Along with a pair of nifty ads, U.S. Senate candidate Rick Weiland also released a poll which celebrates the fact that he's five points behind Undecided and ten points behind Mike Rounds.

Go ahead, Republican readers, laugh it up. I'll wait....

Clarity Campaign Labs says it conducted this poll "on behalf of the South Dakota Democratic Party." The Democratic pollsters called 3,837 voters from July 16 to July 23. The margin of error is ±1.44%. The numbers:

  • Mike Rounds: 34%
  • Rick Weiland: 24%
  • Larry Pressler: 10%
  • Gordon Howie: 3%
  • Undecided: 29%

These numbers don't invite cigars. To win, Weiland would have to get the undecideds to (a) break better than two to one for him over Rounds and (b) not fall for Pressler or Howie. Alternatively, he's going to have to peel a few casual Rounds voters away, then hope that Rounds's propaganda about Pressler voters leaning Democrat is right and that a big chunk of them come to their senses before November.

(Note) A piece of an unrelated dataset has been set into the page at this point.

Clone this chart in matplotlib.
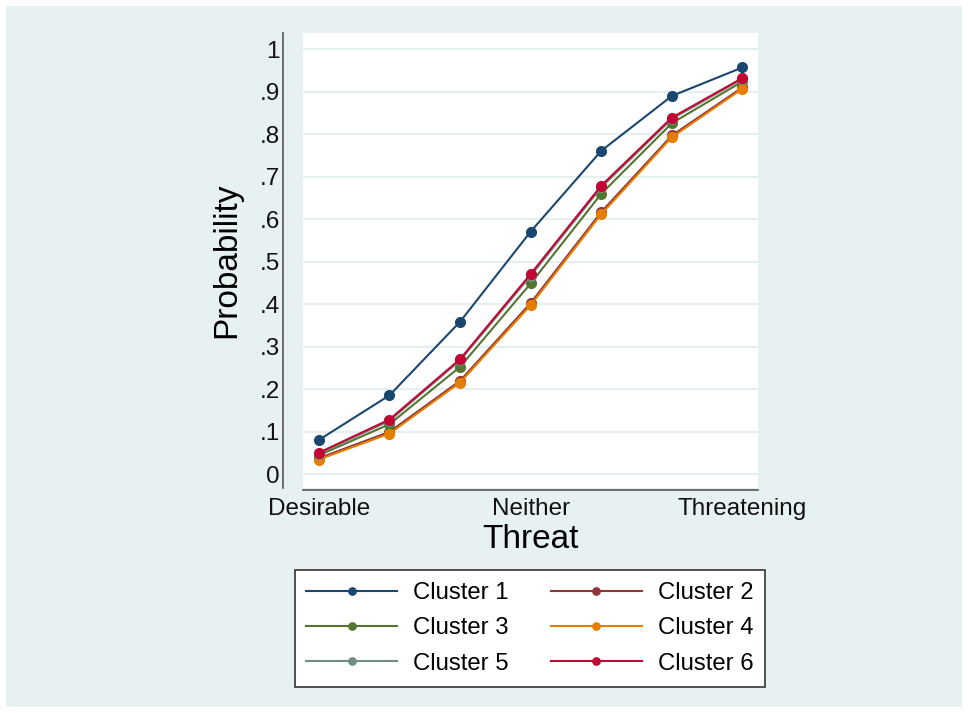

Just who are those Pressler voters? Clarity Campaign Labs says 46% of the Pressler pickers in its pool said they are Independents. The rest split evenly between Republicans and Democrats, each comprising 27% of Pressler voters. Stir all those percentages together, and you find that in this sample, Pressler is winning about 6% of Republicans, 7% of Democrats, and 35% of Independents.

Looking Pressler's predominantly Indy appeal, here's one small optimism bone we can throw Larry's way. Clarity Campaign Labs says its full sample was 49% Republican, 38% Democrat, and 13% Independent. Compare that to statewide voter registration numbers as of July 1, and you find both parties slightly overrepresented and Indies somewhat more underrepresented. Squeeze Clarity's figures into actual party proportions, and the party leaders drop a point or two while Pressler climbs as much as five points.

Pressler continues to campaign as if his most fertile field is Weiland's voters. On Monday, Pressler sent out a press release pledging to support Senator Tom Udall's (D-NM) proposed Constitutional amendment to reverse Buckley and Citizens United and limit political campaign contributions. Pressler also praised Harvard prof Lawrence Lessig's proposal to give voters $200 vouchers for campaign contributions. Pressler appears to be angling for some sugar from Lessig's new Mayday PAC, which this blog has said would be a perfect fit for Rick Weiland's anti-big-money campaign. Pressler may mean every word he says, but cynics in the audience have leeway to read Pressler banking on Weiland voters being easier pickings than Rounds voters.

Even Weiland's numbers show Rounds still ahead and a hard hill to climb for Democratic victory. But this poll shows Rounds far from a runaway and Pressler far from the overwhelming threat to Dem hopes that Rounds wants us to believe.

p.s. (20:49 CDT): Compare these poll numbers with the results of the Madville Times Senate poll we did last week. Among the presumably Dem-leaning readers of this blog, Pressler pulled 11% compared to Weiland's 66%. That's a slightly larger draw than Pressler's 7% among Democrats in the Clarity poll. One explanation for that difference is that readers (or at least poll-takers!) on this blog are not as uniformly lefty as some might think.